Context first: Pokémon Black 2 released in 2012 as a direct sequel to Black Version, set two years after the original story. That structure — a true narrative continuation rather than a third-version refresh — was unusual for the series and remains one of the reasons it holds up. Unova feels lived-in this time, with changed geography, new districts, and characters who reference what came before. For a DS cartridge, the worldbuilding is genuinely considered.
The content volume is the headline. Pokémon World Tournament alone — a facility where you battle gym leaders and champions from across the franchise's history — would justify a purchase on its own for longtime fans. Add the expanded Pokédex pulling in species from earlier generations, the Medal system rewarding exploration, and the challenge modes unlocked post-game, and there's more here than most mainline entries offered at launch.
Battle mechanics sit at the peak of fifth-generation refinement. The move animations are cleaner than the original Black, the pacing of trainer battles is tight, and the difficulty curve — especially on Challenge Mode — rewards players who actually know their type matchups. This is the version that series veterans point to when arguing the DS era deserved more credit.
The presentation holds up better than expected. Sprite-based combat aged more gracefully than the early 3DS polygon work that followed, and the soundtrack — composed by Junichi Masuda and Go Ichinose — is among the stronger efforts in the franchise. The Black City sequences in particular carry a mood that later games haven't quite replicated.

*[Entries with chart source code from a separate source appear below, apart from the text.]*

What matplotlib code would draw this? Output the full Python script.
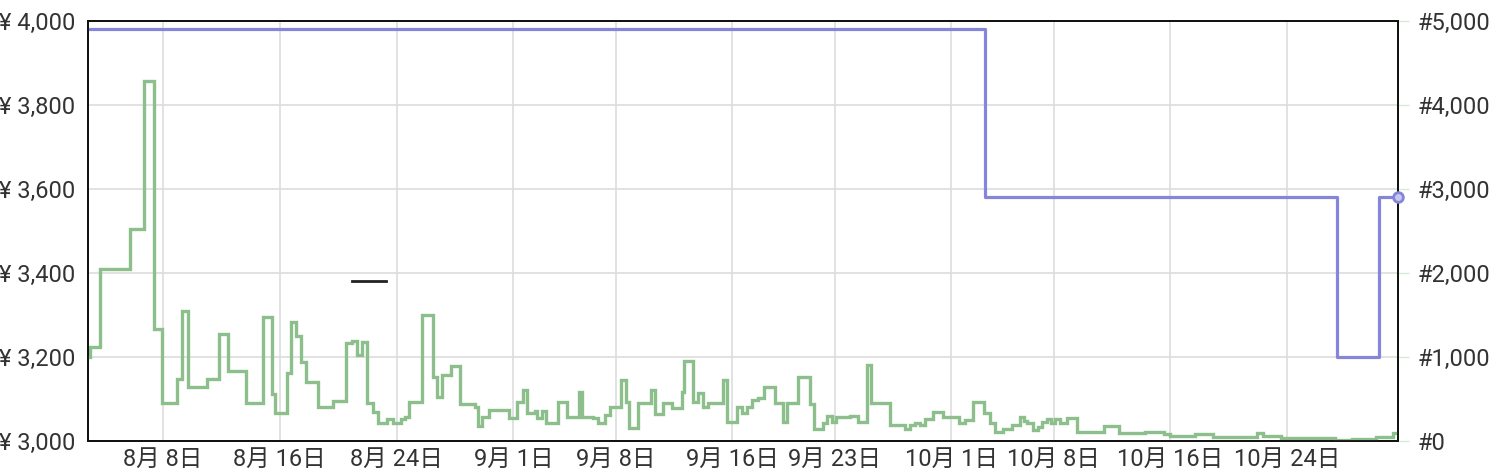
import numpy as np
import pandas as pd
import matplotlib
matplotlib.use('Agg')
import matplotlib.pyplot as plt

plt.rcParams['font.family'] = ['Roboto', 'Noto Sans CJK JP', 'DejaVu Sans']

start = pd.Timestamp('2023-08-01')

# Sales rank (right axis), time in days since Aug 1
rank_day = [1.86, 2.00, 2.68, 4.74, 5.70, 6.38, 6.93, 7.96, 8.30, 8.71,
            10.01, 10.84, 11.45, 12.68, 13.85, 14.47, 14.67, 15.49, 15.77, 16.11,
            16.45, 16.79, 17.62, 18.64, 19.53, 19.95, 20.29, 20.63, 20.97, 21.38,
            21.73, 22.34, 22.75, 23.30, 23.58, 23.85, 24.74, 25.49, 25.77, 26.11,
            26.73, 27.34, 28.37, 28.58, 28.85, 29.33, 30.70, 31.25, 31.66, 31.93,
            32.48, 32.62, 32.96, 33.23, 34.05, 34.67, 35.49, 35.70, 36.45, 36.79,
            37.27, 37.62, 38.37, 38.71, 38.92, 39.53, 40.42, 40.70, 41.25, 41.86,
            42.55, 42.68, 43.30, 43.64, 43.99, 44.33, 45.36, 45.63, 46.32, 46.66,
            47.00, 47.34, 47.75, 48.16, 48.92, 49.47, 49.74, 50.49, 51.32, 51.59,
            52.21, 52.48, 52.82, 53.10, 54.05, 54.60, 55.22, 55.49, 56.79, 57.82,
            58.16, 58.51, 58.85, 59.19, 59.74, 60.42, 61.52, 61.93, 62.48, 63.23,
            63.64, 63.99, 64.53, 65.15, 65.70, 65.97, 66.18, 66.59, 66.93, 67.21,
            67.55, 67.82, 68.10, 68.44, 68.92, 69.60, 71.45, 72.48, 74.26, 75.56,
            75.97, 77.68, 78.92, 81.93, 82.34, 83.58, 87.27, 88.44, 90.08, 91.25,
            91.59]
rank_val = [1000, 1119, 2048, 2524, 4286, 1333, 452, 738, 1548, 643,
            738, 1274, 833, 452, 1476, 560, 333, 810, 1417, 1250,
            940, 702, 405, 476, 1167, 1190, 1024, 1179, 452, 345,
            214, 262, 214, 262, 286, 464, 1500, 762, 524, 786,
            893, 440, 405, 179, 286, 369, 274, 464, 607, 333,
            357, 274, 357, 214, 464, 286, 583, 286, 274, 214,
            310, 405, 726, 464, 155, 452, 607, 321, 452, 393,
            583, 952, 464, 571, 405, 452, 726, 226, 405, 333,
            405, 488, 512, 643, 452, 226, 452, 762, 440, 143,
            214, 298, 226, 286, 298, 226, 905, 452, 190, 143,
            190, 214, 190, 262, 345, 286, 214, 250, 464, 333,
            214, 107, 143, 190, 286, 238, 214, 131, 167, 226,
            262, 214, 262, 214, 274, 107, 179, 95, 107, 83,
            60, 83, 48, 95, 60, 36, 12, 24, 48, 95,
            95]

# Price (left axis)
price_day = [1.86, 63.30, 87.41, 90.29, 91.59]
price_val = [3980, 3580, 3200, 3580, 3580]

# Short black reference mark
mark_day = [19.95, 22.27]
mark_val = [3380, 3380]

x_range_day = [1.86, 91.59]
tick_day = [7, 15, 23, 31, 38, 46, 53, 61, 68, 76, 84]
tick_labels = ['8月 8日', '8月 16日', '8月 24日', '9月 1日', '9月 8日', '9月 16日',
               '9月 23日', '10月 1日', '10月 8日', '10月 16日', '10月 24日']
price_ticks = [3000, 3200, 3400, 3600, 3800, 4000]
rank_ticks = [0, 1000, 2000, 3000, 4000, 5000]


def to_dates(days):
    return start + pd.to_timedelta(np.asarray(days, dtype=float), unit='D')


GREEN = '#8cbf8c'
PURPLE = '#8585dc'
GRID = '#dddddd'
TXT = '#333333'
FS = 17

fig = plt.figure(figsize=(15, 4.76), dpi=100)
ax = fig.add_axes([88 / 1500, 1 - 441 / 476, (1398 - 88) / 1500, 420 / 476])
ax2 = ax.twinx()

ax.set_xlim(to_dates(x_range_day))
ax.set_ylim(price_ticks[0], price_ticks[-1])
ax2.set_ylim(rank_ticks[0], rank_ticks[-1])

ax.set_xticks(to_dates(tick_day))
ax.set_xticklabels(tick_labels)
ax.set_yticks(price_ticks)
ax.set_yticklabels([f'¥ {v:,}' for v in price_ticks])
ax2.set_yticks(rank_ticks)
ax2.set_yticklabels([f'#{v:,}' for v in rank_ticks])

ax.grid(True, color=GRID, linewidth=1.2)
ax.set_axisbelow(True)

ax.tick_params(axis='x', length=0, pad=5, labelsize=FS, labelcolor=TXT)
ax.tick_params(axis='y', length=0, pad=9, labelsize=FS, labelcolor=TXT)
ax2.tick_params(axis='y', length=8, width=1, color='#d6ecd6', pad=6,
                labelsize=FS, labelcolor=TXT)

for a in (ax, ax2):
    for s in a.spines.values():
        s.set_color('#111111')
        s.set_linewidth(1.3)

ax2.plot(to_dates(rank_day), rank_val, drawstyle='steps-post', color=GREEN,
         linewidth=2.4, solid_joinstyle='miter')
ax.plot(to_dates(price_day), price_val, drawstyle='steps-post', color=PURPLE,
        linewidth=2.3, zorder=3)
ax2.plot(to_dates(price_day[-1:]), [(price_val[-1] - price_ticks[0]) * 5],
         marker='o', markersize=7, markerfacecolor='#c8c8f0',
         markeredgecolor=PURPLE, markeredgewidth=2, clip_on=False, zorder=5)
ax.plot(to_dates(mark_day), mark_val, color='#222222', linewidth=2)

fig.savefig('out.png', dpi=100)
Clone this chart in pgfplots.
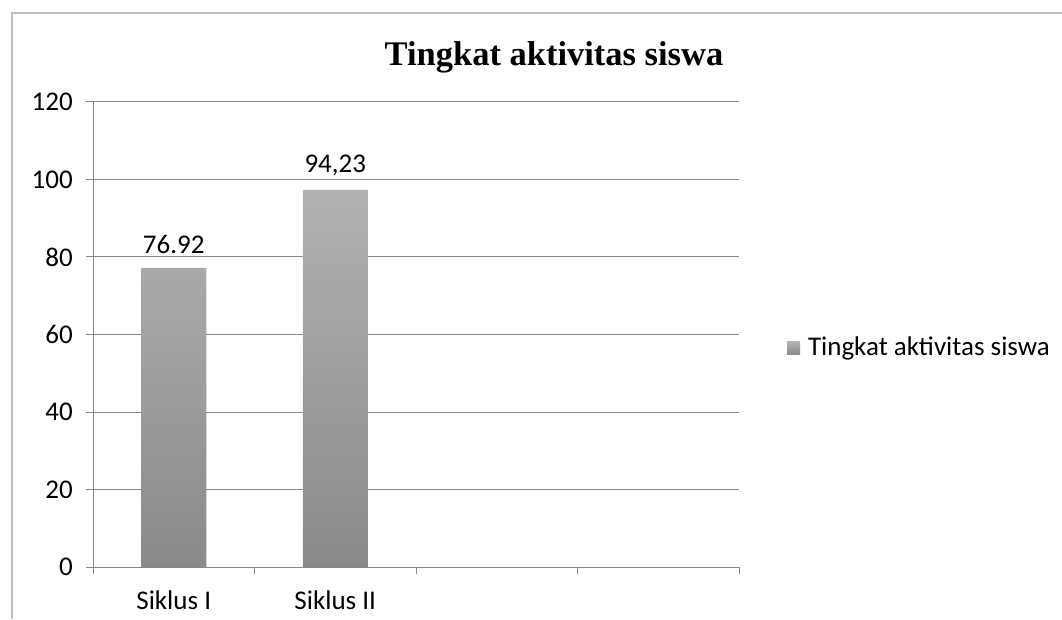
\documentclass[border=0pt]{standalone}
\usepackage{pgfplots}
\pgfplotsset{compat=1.18}
\usepackage{fontspec}
\setmainfont{Carlito}
\newfontfamily\titlefont{Liberation Serif}
\definecolor{gridc}{HTML}{878787}
\definecolor{framec}{HTML}{BFBFBF}
\definecolor{bartop}{HTML}{B2B2B2}
\definecolor{barbot}{HTML}{8A8A8A}
\begin{document}
\fontsize{27}{31}\selectfont
\begin{tikzpicture}[x=1pt,y=1pt]
\useasboundingbox (0,0) rectangle (1062,619);
\draw[framec, line width=1.2pt] (12,0) -- (12,606) -- (1062,606);
\node[font=\titlefont\bfseries\fontsize{34.5}{38}\selectfont] at (554,562) {Tingkat aktivitas siswa};
\begin{axis}[
  at={(93pt,52pt)}, anchor=south west,
  scale only axis, width=646pt, height=465pt,
  xmin=-0.5, xmax=3.5, ymin=0, ymax=120,
  ytick={0,20,...,120},
  xtick={0,1}, xticklabels={Siklus I,Siklus II},
  minor xtick={-0.5,0.5,1.5,2.5,3.5},
  major x tick style={draw=none},
  minor tick length=7pt, major tick length=7pt,
  tick align=outside,
  axis x line*=bottom, axis y line*=left,
  axis line style={gridc, line width=1pt, -},
  every tick/.style={gridc, line width=1pt},
  ymajorgrids, grid style={gridc, line width=1pt},
  tick label style={font=\fontsize{27}{31}\selectfont, text=black},
  /pgf/number format/assume math mode=true,
  yticklabel style={xshift=-4pt},
  xticklabel style={yshift=-8pt},
  ybar, bar width=65pt,
  nodes near coords,
  point meta=explicit symbolic,
  every node near coord/.append style={font=\fontsize{27}{31}\selectfont, text=black, yshift=5pt},
  legend style={at={(1.074,0.471)}, anchor=west, draw=none, fill=none,
    font=\fontsize{27}{31}\selectfont, inner sep=0pt,
    nodes={inner sep=0pt}},
  legend cell align=left,
  legend image code/.code={\path (0pt,0pt) -- (21pt,0pt);\path[#1, draw=none] (0pt,-6.5pt) rectangle (13pt,6.5pt);},
]
\addplot[draw=none, top color=bartop, bottom color=barbot] coordinates {(0,77.2) [76.92] (1,97.3) [94,23]};
\addlegendentry{Tingkat aktivitas siswa}
\end{axis}
\end{tikzpicture}
\end{document}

The caveat is practical: physical copies command a significant premium on the secondary market, and the DS format means no modern storefront option. Buyers should verify cartridge authenticity carefully — counterfeit copies circulate widely. For the right player, a series veteran or a parent sourcing a durable, content-rich handheld game for a younger player ready for something with depth, the investment is defensible.
Our Verdict
Pokémon Black 2 is the rare sequel that earns its place — more content, a richer Unova, and enough new wrinkles to justify returning to the DS cartridge format in 2024.